SCENE: DOCTOR’S SURGERY
[DOCTOR FOSTER IS ATTENDING TO LITTLE JACK HORNER]
Dr Foster: Well, Master Horner, I hope that’s the last time you stick your thumb where it’s not wanted. Just rub this in twice a day for the next week.
Jack Horner: Thank you, Doctor. Goodbye.
[DOOR OPENS AND CLOSES]
Dr Foster: [HARRUMPHS] I don’t know. Young people today…
[INTERCOM BLEEPS. SECRETARY PAM’S VOICE IS HEARD OVER THE SPEAKER]
Pam: Dr Foster?
Dr Foster: Yes, Pam?
Pam: There’s a common old lady on the line. She sounds desperate. She says you know her.
Dr Foster: Oh yes. Put her through. Oh, and Pam, be sure to get those contraceptives over to that funny lady who lives in a shoe.
Pam: Yes. Otherwise she’ll have to move into a welly!
Dr Foster: [GUFFAWING UNCONTROLLABLY] Ye-e-ess! Absolutely. Now, I’ve a house call to make to some poor lad who’s fallen down a hill. Can you pack my bag with some vinegar and brown paper?
[PHONE RINGS]
Dr Foster: Doctor Foster. Can I help you?
Old Woman: [BREATHING HEAVILY] ‘Allo, Doc. I’m not feeling too good. I wonder if you remember…
Dr Foster: Yes. You swallowed a fly didn’t you?
Old Woman: Yes, that’s right. It’s just that…
Dr Foster: Did we find out why you swallowed the fly?
Old Woman: No, but you know that remedy you gave me?
Dr Foster: Yes, the cider…
Old Woman: Oh! I thought you said ‘spider’
Dr Foster: You swallowed a spider?
Old Woman: Er, yeah. And I must say it left rather a strange feeling in my stomach.
Dr Foster: What, a sort of wriggly, tiggly feeling?
Old Woman: Yes.
Dr Foster: Well, did you try any of the other remedies I suggested?
Old Woman: Yes, Doctor. But I’m still feeling poorly. [COUGHS]
Dr Foster: Didn’t the lemon curd work?
Old Woman: Yeah. I went across the frog and toad and got meself a bird.
Dr Foster: A bird? You swallowed a bird?
Old Woman: That’s what you ordered, Doc.
Dr Foster: How absurd!
[COUGHS TO CLEAR THROAT – SPLUTTERS]
Sorry – just a bit of a frog in my throat.
Old Woman: Blimey! This thing is catching!
Dr Foster: Thank you Madam. Now what have you tried since swallowing the bird?
Old Woman: Er…ah…um…
Dr Foster: Come on, dear. What’s the matter? Cat got your tongue?
Old Woman: [SURPRISED] Er, yeah!
Dr Foster: Oh no! Your digestive system must be working overtime.

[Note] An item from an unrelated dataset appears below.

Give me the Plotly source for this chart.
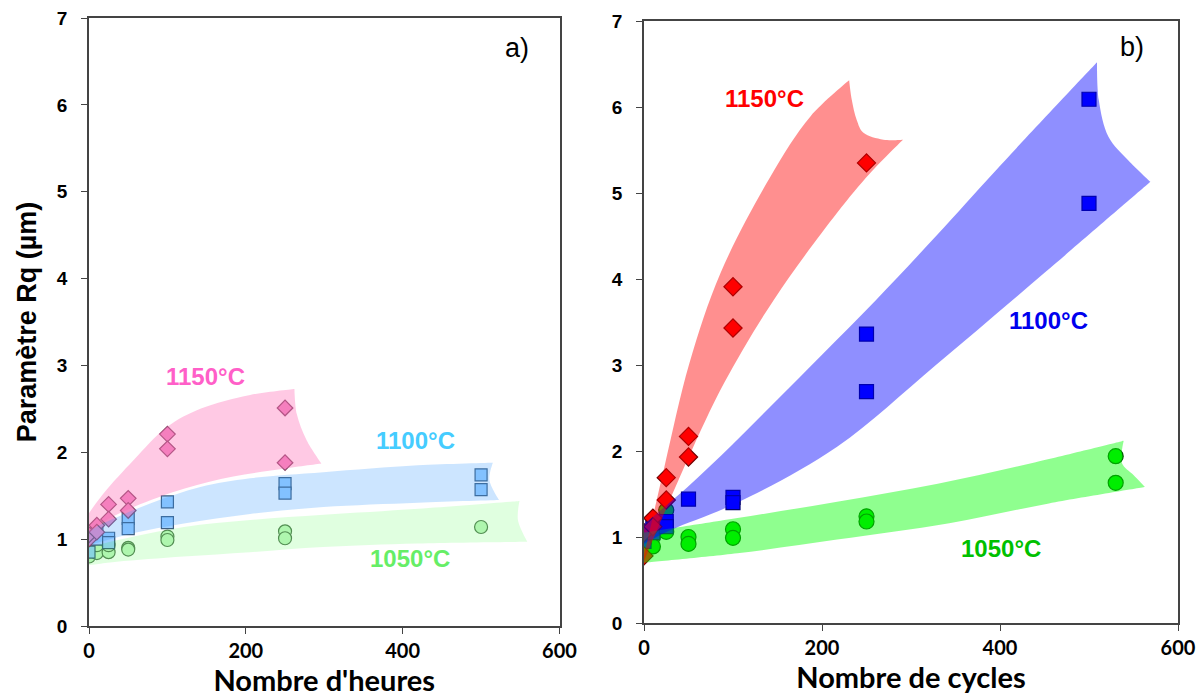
import plotly.graph_objects as go

# ---------------- data: panel a (hours) ----------------
a1150_x = [0, 0, 10, 10, 25, 25, 50, 50, 100, 100, 250, 250]
a1150_y = [1.00, 1.05, 1.16, 1.08, 1.40, 1.23, 1.47, 1.33, 2.21, 2.04, 2.51, 1.88]
a1100_x = [0, 0, 10, 10, 25, 25, 50, 50, 100, 100, 250, 250, 500, 500]
a1100_y = [0.85, 1.00, 1.07, 1.00, 1.01, 0.96, 1.24, 1.12, 1.43, 1.19, 1.64, 1.53, 1.74, 1.57]
a1050_x = [0, 0, 10, 10, 25, 25, 50, 50, 100, 100, 250, 250, 500]
a1050_y = [0.85, 0.80, 0.84, 0.93, 0.85, 0.93, 0.90, 0.88, 1.03, 0.99, 1.09, 1.01, 1.14]

# ---------------- data: panel b (cycles) ----------------
b1150_x = [0, 0, 10, 10, 25, 25, 50, 50, 100, 100, 250]
b1150_y = [0.78, 1.05, 1.22, 1.12, 1.69, 1.43, 2.17, 1.93, 3.91, 3.43, 5.35]
b1100_x = [0, 0, 10, 10, 25, 25, 50, 100, 100, 250, 250, 500, 500]
b1100_y = [1.00, 0.95, 1.12, 1.05, 1.18, 1.12, 1.44, 1.46, 1.40, 3.36, 2.69, 6.09, 4.88]
b1050_x = [0, 0, 10, 10, 25, 25, 50, 50, 100, 100, 250, 250, 530, 530]
b1050_y = [0.97, 0.82, 1.00, 0.89, 1.31, 1.06, 1.00, 0.92, 1.09, 0.99, 1.24, 1.18, 1.94, 1.63]

# ---------------- trend bands (upper edge, end curve, lower edge) ----------------
band_a1150_up_x = [0, 19, 57, 99.5, 142, 205.5, 262]
band_a1150_up_y = [1.30, 1.53, 1.91, 2.29, 2.50, 2.66, 2.73]
band_a1150_end_x = [265, 277.5]
band_a1150_end_y = [2.44, 2.14]
band_a1150_lo_x = [0, 15, 57, 121, 184, 248, 296.6]
band_a1150_lo_y = [1.07, 1.18, 1.37, 1.58, 1.72, 1.81, 1.87]

band_a1100_up_x = [0, 27.5, 78, 142, 205.5, 299, 419.5, 515]
band_a1100_up_y = [1.10, 1.22, 1.41, 1.60, 1.70, 1.77, 1.85, 1.88]
band_a1100_end_x = [510.6]
band_a1100_end_y = [1.68]
band_a1100_lo_x = [0, 57, 121, 205.5, 299, 419.5, 523]
band_a1100_lo_y = [0.93, 1.07, 1.18, 1.29, 1.37, 1.42, 1.45]

band_a1050_up_x = [0, 57, 121, 205.5, 299, 419.5, 549]
band_a1050_up_y = [0.91, 1.03, 1.14, 1.22, 1.28, 1.35, 1.44]
band_a1050_end_x = [547]
band_a1050_end_y = [1.22]
band_a1050_lo_x = [0, 35.5, 121, 205.5, 299, 419.5, 559]
band_a1050_lo_y = [0.70, 0.74, 0.80, 0.85, 0.91, 0.95, 0.97]

band_b1150_up_x = [0, 23, 51, 86, 142, 187, 230.5]
band_b1150_up_y = [0.78, 1.82, 3.02, 4.07, 5.19, 5.89, 6.31]
band_b1150_end_x = [233.5, 239, 246.6, 269]
band_b1150_end_y = [6.08, 5.85, 5.70, 5.62]
band_b1150_lo_x = [0, 49, 90, 146, 217, 254, 291]
band_b1150_lo_y = [0.72, 1.90, 2.79, 3.76, 4.77, 5.23, 5.62]

band_b1100_up_x = [0, 49, 100, 150, 200, 261, 330, 395, 509]
band_b1100_up_y = [1.15, 1.58, 2.08, 2.60, 3.12, 3.76, 4.52, 5.26, 6.52]
band_b1100_end_x = [511, 522, 544]
band_b1100_end_y = [6.08, 5.65, 5.38]
band_b1100_lo_x = [0, 30, 105, 217, 328, 451, 569]
band_b1100_lo_y = [0.92, 1.08, 1.40, 2.05, 3.00, 4.08, 5.13]

band_b1050_up_x = [0, 105, 217, 330, 440, 539]
band_b1050_up_y = [1.05, 1.22, 1.41, 1.62, 1.87, 2.12]
band_b1050_end_x = [537, 550]
band_b1050_end_y = [1.86, 1.72]
band_b1050_lo_x = [0, 105, 217, 343, 455, 563]
band_b1050_lo_y = [0.70, 0.81, 0.97, 1.16, 1.39, 1.58]

temp_labels = ["1150°C", "1100°C", "1050°C"]
x_ticks = [0, 200, 400, 600]

fig = go.Figure()


def add_points(x, y, xa, ya, symbol, size, fill, edge):
    fig.add_trace(go.Scatter(x=x, y=y, mode="markers", xaxis=xa, yaxis=ya,
                             showlegend=False, hoverinfo="x+y",
                             marker=dict(symbol=symbol, size=size, color=fill,
                                         line=dict(color=edge, width=1.2))))


def add_band(ux, uy, ex, ey, lx, ly, xa, ya, color):
    # corners are repeated so that the spline keeps them sharp
    lxr, lyr = list(lx)[::-1], list(ly)[::-1]
    px = [ux[0]] + list(ux) + [ux[-1]] + list(ex) + [lxr[0]] + lxr + [lxr[-1]]
    py = [uy[0]] + list(uy) + [uy[-1]] + list(ey) + [lyr[0]] + lyr + [lyr[-1]]
    fig.add_trace(go.Scatter(x=px, y=py, mode="lines", fill="toself",
                             fillcolor=color, xaxis=xa, yaxis=ya,
                             line=dict(width=0, shape="spline", smoothing=1,
                                       simplify=False),
                             showlegend=False, hoverinfo="skip"))


# panel a markers
add_points(a1050_x, a1050_y, "x", "y", "circle", 13, "#c6f5c6", "#5e7f5e")
add_points(a1100_x, a1100_y, "x", "y", "square", 12, "#9ccfff", "#3f5f80")
add_points(a1150_x, a1150_y, "x", "y", "diamond", 12, "#f08cc4", "#8a4a6c")
# panel b markers
add_points(b1050_x, b1050_y, "x2", "y2", "circle", 15, "#00e000", "#005a00")
add_points(b1100_x, b1100_y, "x2", "y2", "square", 14, "#0000ff", "#000070")
add_points(b1150_x, b1150_y, "x2", "y2", "diamond", 14, "#ff0000", "#700000")

# panel a bands
add_band(band_a1050_up_x, band_a1050_up_y, band_a1050_end_x, band_a1050_end_y,
         band_a1050_lo_x, band_a1050_lo_y, "x", "y", "rgba(0,255,0,0.12)")
add_band(band_a1100_up_x, band_a1100_up_y, band_a1100_end_x, band_a1100_end_y,
         band_a1100_lo_x, band_a1100_lo_y, "x", "y", "rgba(51,153,255,0.25)")
add_band(band_a1150_up_x, band_a1150_up_y, band_a1150_end_x, band_a1150_end_y,
         band_a1150_lo_x, band_a1150_lo_y, "x", "y", "rgba(255,105,180,0.36)")
# panel b bands
add_band(band_b1050_up_x, band_b1050_up_y, band_b1050_end_x, band_b1050_end_y,
         band_b1050_lo_x, band_b1050_lo_y, "x2", "y2", "rgba(0,255,0,0.44)")
add_band(band_b1100_up_x, band_b1100_up_y, band_b1100_end_x, band_b1100_end_y,
         band_b1100_lo_x, band_b1100_lo_y, "x2", "y2", "rgba(0,0,255,0.44)")
add_band(band_b1150_up_x, band_b1150_up_y, band_b1150_end_x, band_b1150_end_y,
         band_b1150_lo_x, band_b1150_lo_y, "x2", "y2", "rgba(255,0,0,0.44)")

axis_line = dict(showline=True, linecolor="#444444", linewidth=1.5, mirror=True,
                 ticks="outside", ticklen=6, tickcolor="#444444", tickwidth=1,
                 showgrid=False, zeroline=False, automargin=False,
                 ticklabeloverflow="allow")
xfont = dict(family="Lato, Liberation Sans", size=20, color="black", weight="bold")
yfont = dict(family="Liberation Sans, Arial", size=19, color="black", weight="bold")
xtitle_font = dict(family="Lato, Liberation Sans", size=29, color="black", weight="bold")

W, H = 1204, 695
OFF = 8  # page body margin of the browser
fig.update_layout(
    width=W, height=H,
    margin=dict(l=0, r=0, t=0, b=0),
    paper_bgcolor="white", plot_bgcolor="white",
    xaxis=dict(domain=[(89 - OFF) / W, (559.5 - OFF) / W], range=[0, 600],
               tickvals=x_ticks, tickfont=xfont, anchor="y",
               title=dict(text="Nombre d'heures", font=xtitle_font, standoff=2),
               **axis_line),
    yaxis=dict(domain=[1 - (626 - OFF) / H, 1 - (18 - OFF) / H], range=[0, 7], dtick=1,
               tickfont=yfont, anchor="x", ticklabelstandoff=10,
               title=dict(text="Paramètre Rq (µm)",
                          font=dict(family="Liberation Sans, Arial", size=27,
                                    color="black", weight="bold"), standoff=12),
               **axis_line),
    xaxis2=dict(domain=[(644 - OFF) / W, (1178 - OFF) / W], range=[0, 600],
                tickvals=x_ticks, tickfont=xfont, anchor="y2",
                title=dict(text="Nombre de cycles", font=xtitle_font, standoff=2),
                **axis_line),
    yaxis2=dict(domain=[1 - (623 - OFF) / H, 1 - (21 - OFF) / H], range=[0, 7], dtick=1,
                tickfont=yfont, anchor="x2", ticklabelstandoff=10,
                **axis_line),
)

lab_font = "Liberation Sans, Arial"
annos = [
    ("x", "y", 148, 2.87, temp_labels[0], "#ff5fc8"),
    ("x", "y", 416, 2.14, temp_labels[1], "#45ccff"),
    ("x", "y", 409, 0.78, temp_labels[2], "#66ee66"),
    ("x2", "y2", 135.5, 6.10, temp_labels[0], "#ff0000"),
    ("x2", "y2", 455, 3.52, temp_labels[1], "#0000ee"),
    ("x2", "y2", 401, 0.87, temp_labels[2], "#00c000"),
]
for xa, ya, x, y, t, c in annos:
    fig.add_annotation(x=x, y=y, xref=xa, yref=ya, text=t, showarrow=False,
                       font=dict(family=lab_font, size=24, color=c, weight="bold"))
fig.add_annotation(x=546, y=6.66, xref="x", yref="y", text="a)", showarrow=False,
                   font=dict(family=lab_font, size=27, color="black"))
fig.add_annotation(x=548, y=6.70, xref="x2", yref="y2", text="b)", showarrow=False,
                   font=dict(family=lab_font, size=27, color="black"))

fig.write_html("out.html")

Old Woman: Yes. I’ve got a terrible belly ache. The last thing I tried didn’t help at all.
Dr Foster: What was that?
Old Woman: A hot dog.
Dr Foster: Now listen carefully so you understand. You’re going to need something to race through your system and get you into a stable condition as soon as possible. Take some Red Rum…
Old Woman: Oh yes, Doctor. Of course.
[PHONE HANGS UP]
Dr Foster: Eh? No wait! Oh, dammit!
[BEEPINGS OF INTERCOM]
Dr Foster: Pam!
Pam: Yes, Doctor?
Dr Foster: Could you arrange my appointment with the Crooked Man? Thanks.
[INTERCOM BEEPS AGAIN]
Pam: Oh, Doctor. I have Solomon Grundy on the line. He wants to make an urgent appointment.

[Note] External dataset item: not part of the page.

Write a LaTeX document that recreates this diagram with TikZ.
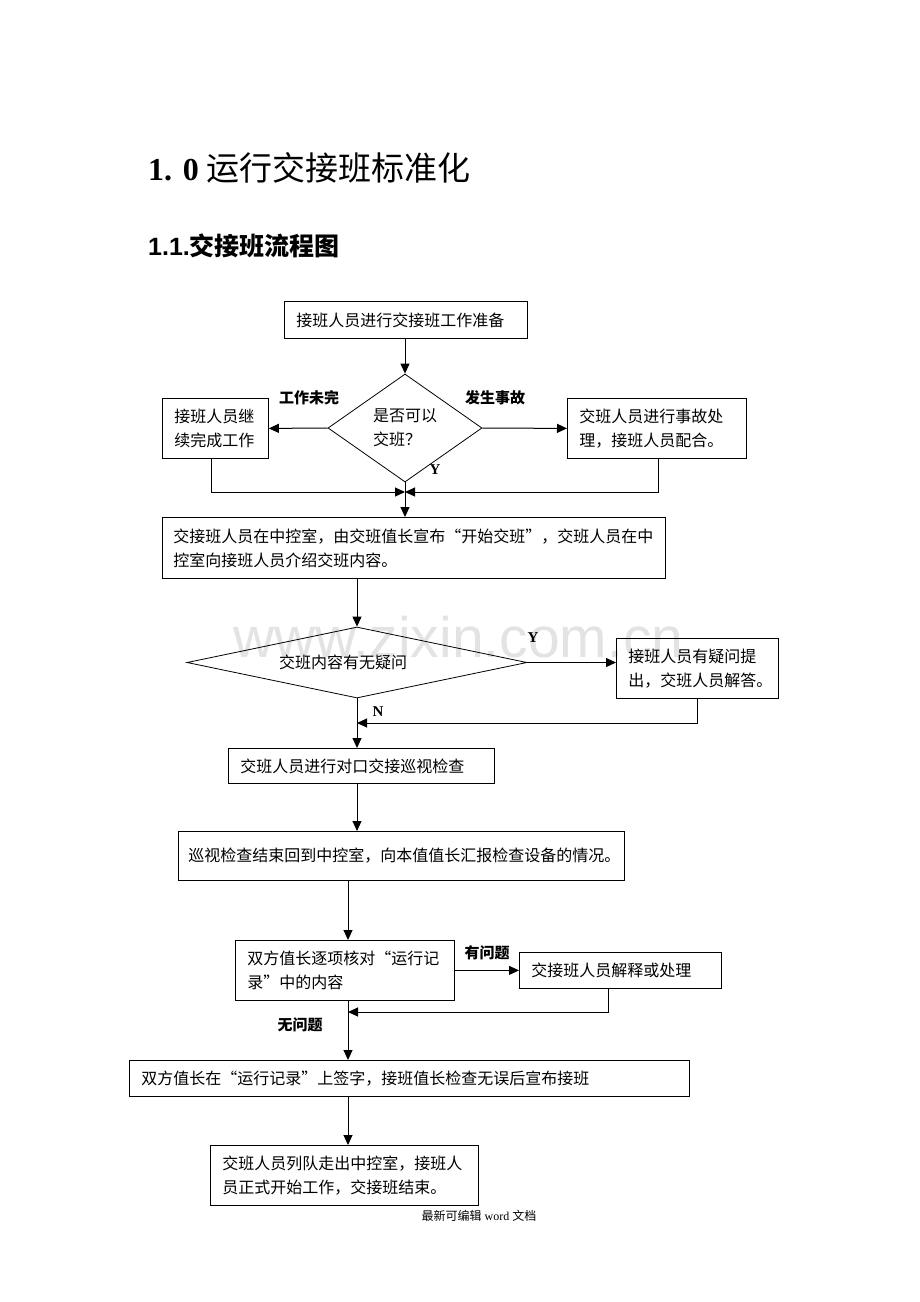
\documentclass[tikz,border=0pt]{standalone}
\usepackage{fontspec}
\setmainfont{Liberation Serif}
\setsansfont{Liberation Sans}
\newfontfamily\cjk{Noto Sans CJK SC}
\usetikzlibrary{shapes.geometric,arrows.meta}

\begin{document}
\begin{tikzpicture}[x=1pt,y=-1pt,
  box/.style={draw,line width=0.8pt,anchor=north west,inner xsep=12pt,inner ysep=0pt,
    align=left,font=\cjk\fontsize{16}{24}\selectfont},
  dec/.style={draw,line width=0.8pt,shape=diamond,inner sep=0pt,align=left,
    font=\cjk\fontsize{16}{24}\selectfont},
  lbl/.style={font=\cjk\bfseries\fontsize{15}{18}\selectfont},
  yn/.style={font=\rmfamily\bfseries\fontsize{15}{18}\selectfont},
  arr/.style={line width=1pt,-{Triangle[length=10pt,width=9pt]}}]
\useasboundingbox (0,0) rectangle (920,1302);
% watermark and headings
\node[anchor=base west,text=black!11,font=\sffamily\fontsize{57}{60}\selectfont]
  (wm) at (230,657) {www.zixin.com.cn};
\node[anchor=base west,inner sep=0pt,font=\bfseries\fontsize{32}{36}\selectfont]
  (ttl) at (148,180) {1. 0 {\cjk\mdseries\fontsize{33}{36}\selectfont 运行交接班标准化}};
\node[anchor=base west,inner sep=0pt,font=\sffamily\bfseries\fontsize{25}{28}\selectfont]
  (sub) at (148,255) {1.1.{\cjk 交接班流程图}};
% boxes
\node[box,text width=219pt,minimum height=37pt] (b1) at (284,301) {接班人员进行交接班工作准备};
\node[dec,aspect=1.4,minimum width=154pt,minimum height=108pt] (d1) at (405,428) {是否可以\\交班？};
\node[box,text width=82pt,minimum height=60pt] (l1) at (162,398) {接班人员继\\续完成工作};
\node[box,text width=155pt,minimum height=60pt] (r1) at (567,398) {交班人员进行事故处\\理，接班人员配合。};
\node[box,inner xsep=11pt,text width=481pt,minimum height=61pt] (b2) at (162,517)
  {交接班人员在中控室，由交班值长宣布“开始交班”，交班人员在中\\控室向接班人员介绍交班内容。};
\node[dec,aspect=4.8,minimum width=340pt,minimum height=71pt] (d2) at (357,662.5)
  {交班内容有无疑问\hspace*{28pt}};
\node[box,text width=138pt,minimum height=60pt] (r2) at (616,638) {接班人员有疑问提\\出，交班人员解答。};
\node[box,text width=242pt,minimum height=35pt] (b3) at (228,748) {交班人员进行对口交接巡视检查};
\node[box,inner xsep=10pt,text width=426pt,minimum height=49pt] (b4) at (178,831)
  {巡视检查结束回到中控室，向本值值长汇报检查设备的情况。};
\node[box,text width=195pt,minimum height=60pt] (b5) at (235,940) {双方值长逐项核对“运行记\\录”中的内容};
\node[box,text width=178pt,minimum height=36pt] (r5) at (519,952) {交接班人员解释或处理};
\node[box,text width=536pt,minimum height=36pt] (b6) at (129,1060)
  {双方值长在“运行记录”上签字，接班值长检查无误后宣布接班};
\node[box,text width=244pt,minimum height=60pt] (b7) at (210,1145)
  {交班人员列队走出中控室，接班人\\员正式开始工作，交接班结束。};
% labels
\node[lbl] (t1) at (309,398) {工作未完};
\node[lbl] (t2) at (495,398) {发生事故};
\node[yn] (y1) at (435,470) {Y};
\node[yn] (y2) at (533,638) {Y};
\node[yn] (n1) at (378,712) {N};
\node[lbl] (t3) at (487,953) {有问题};
\node[lbl] (t4) at (300,1025) {无问题};
\node[font=\fontsize{12}{14}\selectfont] (foot) at (479,1216) {{\cjk 最新可编辑} word {\cjk 文档}};
% connectors
\coordinate (m1) at (405,492);
\coordinate (m2) at (357,723);
\coordinate (m3) at (348,1012);
\coordinate (c3) at (348,0);
\draw[arr] (b1.south -| d1.north) -- (d1.north);
\draw[arr] (d1.west) -- (l1.east);
\draw[arr] (d1.east) -- (r1.west);
\draw[arr] ([xshift=-4pt]l1.south) |- (m1);
\draw[arr] ([xshift=2pt]r1.south) |- (m1);
\draw[arr] (d1.south) -- (d1.south |- b2.north);
\draw[arr] (b2.south -| d2.north) -- (d2.north);
\draw[arr] (d2.east) -- (d2.east -| r2.west);
\draw[arr] (r2.south) |- (m2);
\draw[arr] (d2.south) -- (d2.south |- b3.north);
\draw[arr] (d2.south |- b3.south) -- (d2.south |- b4.north);
\draw[arr] (c3 |- b4.south) -- (c3 |- b5.north);
\draw[arr] (b5.east) -- (b5.east -| r5.west);
\draw[arr] ([xshift=-12pt]r5.south) |- (m3);
\draw[arr] (c3 |- b5.south) -- (c3 |- b6.north);
\draw[arr] (c3 |- b6.south) -- (c3 |- b7.north);
\end{tikzpicture}
\end{document}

Dr Foster: But I’ve got to go to Gloucester. Tell him I’ll see him on Sunday!
[‘IRONIC’ END MUSIC]
Simon Ellinas
(with additional material from John Landers)
Now, wouldn’t it have been a great idea to get those contraceptives over to that old woman in a shoe,and while we are on the topic, how come she has kids? I never heard of a guy living in that shoe with her. How did she get those kids? I’m sorry you got me thinking.